作者: Yann lecun, Yoshua Bengio, Geoffery Hinton
日期: 2015.5
类型: Review
来源: Nature(Journal)
章节总结和一些句子摘抄
Abstract
Deep learning allows models to learn representation of data automatically. It ha brought break throughs in processing images, vedio, speech, audio.
Introduction
- Many applications which used to make use of traditional machine learning technolgy are turning to deep learning now.
- Conventional machine learning techniques were limited in their ability to process raw data. To desigh a feature extractor which transforms raw data into feature vector needs careful engineering and considerable domain expertise.
- For classification tasks, higher layers of representation amplify important aspects of input and supress irrelevant variations.
- Deep learing is making major advances in solving problems that resist the best attempts of the artifical intelligence community for many years.
- Deep learning can easily take advantages of increases in the amount of available computation and data.
supervised learning
- With multiple non-linear layers, say a depth of 5 to 20, a system can implement extreme intricate fuctions of its inputs that are simultaneiously sensitive to munite details while insensitive to irrelevant variations.
Backpropagation to train multilayer architectures
- As long as the modules are relatively smooth functions of their inputs and internal weights, one can compute gradients using the back propagation procedure.

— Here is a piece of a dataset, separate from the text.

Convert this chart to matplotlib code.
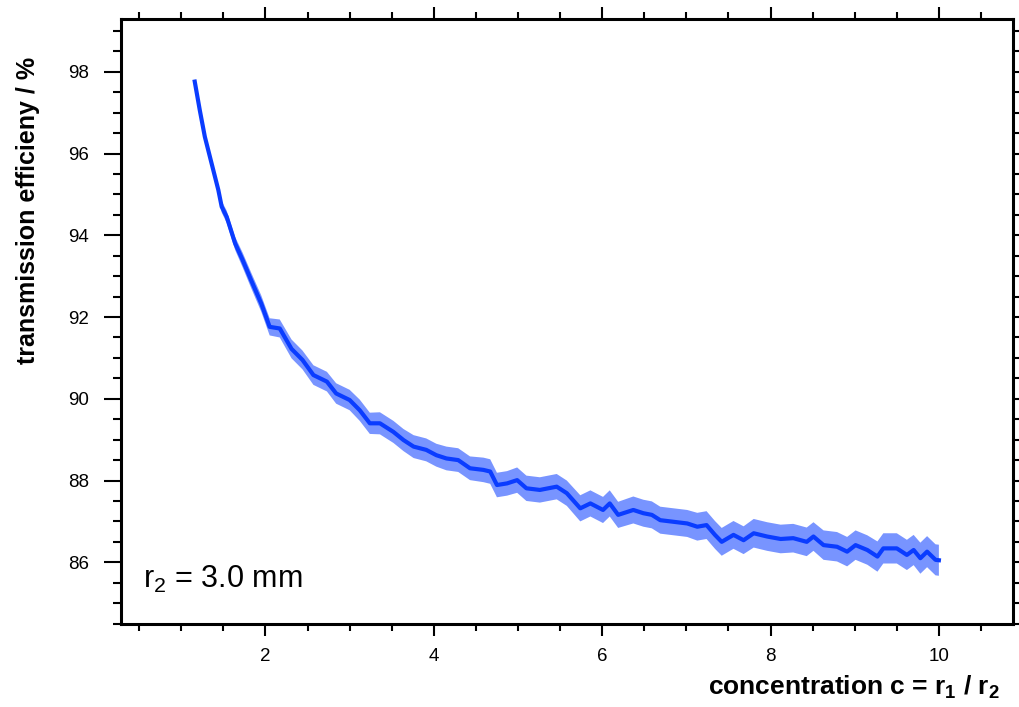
import matplotlib
matplotlib.use("Agg")
import matplotlib.pyplot as plt
from matplotlib.ticker import MultipleLocator
import numpy as np

plt.rcParams["font.family"] = ["Liberation Sans", "DejaVu Sans"]
plt.rcParams["mathtext.fontset"] = "custom"
plt.rcParams["mathtext.rm"] = "Liberation Sans"
plt.rcParams["mathtext.bf"] = "Liberation Sans:bold"

# concentration c = r1 / r2
conc = [1.16, 1.22, 1.28, 1.36, 1.44, 1.48, 1.54, 1.64, 1.73, 1.83,
        1.95, 2.05, 2.17, 2.31, 2.44, 2.57, 2.73, 2.84, 3.00, 3.12,
        3.24, 3.36, 3.52, 3.64, 3.76, 3.91, 4.03, 4.15, 4.29, 4.43,
        4.59, 4.67, 4.75, 4.87, 4.99, 5.10, 5.26, 5.46, 5.58, 5.74,
        5.86, 6.01, 6.09, 6.19, 6.37, 6.49, 6.59, 6.69, 6.85, 7.01,
        7.13, 7.24, 7.34, 7.42, 7.56, 7.68, 7.80, 7.96, 8.12, 8.27,
        8.43, 8.51, 8.63, 8.79, 8.91, 9.01, 9.15, 9.27, 9.34, 9.50,
        9.62, 9.70, 9.78, 9.86, 9.96, 10.00]
# transmission efficiency in %
eff = [97.76, 97.06, 96.41, 95.76, 95.11, 94.70, 94.45, 93.80, 93.39, 92.90,
       92.33, 91.76, 91.72, 91.22, 90.95, 90.58, 90.42, 90.13, 89.97, 89.72,
       89.40, 89.40, 89.19, 88.99, 88.83, 88.75, 88.62, 88.54, 88.50, 88.30,
       88.26, 88.22, 87.89, 87.93, 88.01, 87.81, 87.77, 87.85, 87.69, 87.32,
       87.44, 87.28, 87.44, 87.16, 87.28, 87.20, 87.16, 87.03, 86.99, 86.95,
       86.87, 86.91, 86.67, 86.50, 86.67, 86.54, 86.71, 86.63, 86.57, 86.59,
       86.50, 86.63, 86.42, 86.38, 86.26, 86.42, 86.30, 86.14, 86.34, 86.34,
       86.18, 86.30, 86.10, 86.26, 86.06, 86.05]
# error band half width
err = [0.06, 0.08, 0.10, 0.11, 0.12, 0.14, 0.15, 0.16, 0.18, 0.19,
       0.20, 0.21, 0.22, 0.23, 0.23, 0.24, 0.24, 0.25, 0.25, 0.26,
       0.26, 0.27, 0.27, 0.27, 0.28, 0.28, 0.28, 0.29, 0.29, 0.29,
       0.30, 0.30, 0.30, 0.30, 0.31, 0.31, 0.31, 0.31, 0.31, 0.32,
       0.32, 0.32, 0.32, 0.32, 0.33, 0.33, 0.33, 0.33, 0.33, 0.33,
       0.34, 0.34, 0.34, 0.34, 0.34, 0.34, 0.35, 0.35, 0.35, 0.35,
       0.35, 0.35, 0.36, 0.36, 0.36, 0.36, 0.36, 0.37, 0.37, 0.37,
       0.37, 0.37, 0.38, 0.38, 0.38, 0.38]

x = np.array(conc)
y = np.array(eff)
e = np.array(err)

blue = "#0a3cff"

fig = plt.figure(figsize=(10.2, 7.07), dpi=100)
ax = fig.add_axes([0.1183, 0.1174, 0.9931 - 0.1183, 0.9736 - 0.1174])

ax.fill_between(x, y - e, y + e, facecolor=blue, alpha=0.55, linewidth=0)
ax.plot(x, y, "-", color=blue, lw=3)

ax.set_xlim(0.28, 10.88)
ax.set_ylim(84.49, 99.3)
ax.xaxis.set_major_locator(MultipleLocator(2))
ax.xaxis.set_minor_locator(MultipleLocator(0.5))
ax.yaxis.set_major_locator(MultipleLocator(2))
ax.yaxis.set_minor_locator(MultipleLocator(0.5))

for s in ax.spines.values():
    s.set_linewidth(2.2)
ax.tick_params(axis="both", which="both", direction="out", top=True, right=True,
               width=1.5, labelsize=13.5)
ax.tick_params(axis="x", which="major", length=8.6, pad=9)
ax.tick_params(axis="x", which="minor", length=4.7)
ax.tick_params(axis="y", which="major", length=12.2, pad=10.5)
ax.tick_params(axis="y", which="minor", length=6.1)
ax.tick_params(labeltop=False, labelright=False)

ax.text(0.54, 85.37, "r$_2$ = 3.0 mm", fontsize=22, va="baseline", ha="left")

fig.text(1000 / 1020, 0.028, r"concentration c = r$_\mathbf{1}$ / r$_\mathbf{2}$",
         fontsize=19, fontweight="bold", ha="right", va="center")
fig.text(28 / 1020, 0.703, "transmission efficieny / %", fontsize=18,
         fontweight="bold", rotation=90, ha="center", va="center")

fig.savefig("out.png", dpi=100)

- In the late 1990s, neural nets and backpropatation are widely forsaken. It was commonly thought that simple gradient descent would get trapped in poor local minima.
- For small data sets, unsupervised pre-training helps to prevent overfitting.
Convolutional neural networks
- For key ideas behind convnets that take advantages of natural signals: local connections, shared weights, pooling and the use of many layers.
- First, In images, local groups of values are often highly correlated.
- Second, the local stastics in image or other signals are invariant to location.
- The pooling reduce the dimension of the representations, and make it insensitive to irrelevant variations like position, illuminiation, distortion.
- The convolutional and pooling layers in ConvNets are directly inspired by the classic notions of simple cells and complex cells in visual neuroscience.
Image understanding with deep convolutional networks
- Despite the success in 2000s, ConvNets are forsaken by the mainstream computer vision and machine learning communities until the ImageNet competition in 2012. When deep convolutional networks were applied to a huge data set and greatly surpassed the best approaches.
- This success came from the efficient use of GPUS, ReLUS, a new regularization technique called dropout and the technique of data augmentation.
Distributed representation and language processing
- The standard approach to statistical modelling of language did not exploit the distributed representations, such as N-grams.
- Neural language model can use semantic relations among sequences of words, because the associate each word with a vector of real valued features, and semantically related words end up close to each other in that vector space.
Recurrent neural networks
- LSTM networks use special hiden units to remember inputs for a long time.
- Neural Turing Machine: the netword is augmented by a ‘tape-like’ memory that RNN can choose to read from or write to.(神经图灵机)
- Memory networks: a regular networks is augmented by a kind of associative memory.
The future of deep learning
- Unsupervised learing: human and animal learning are largely unsupervised, we discover the stucture of the world by observing it, not by told the name of every object.
- Imitating human vison: End to end trained and combine ConvNets with RNNs that use reinforcement learning to decide where to look.(attention mechanism?)
- Natural Language understanding: Use RNNs to understand sentences or whole documents much better through learning strategies for selectively attending to one part at a time.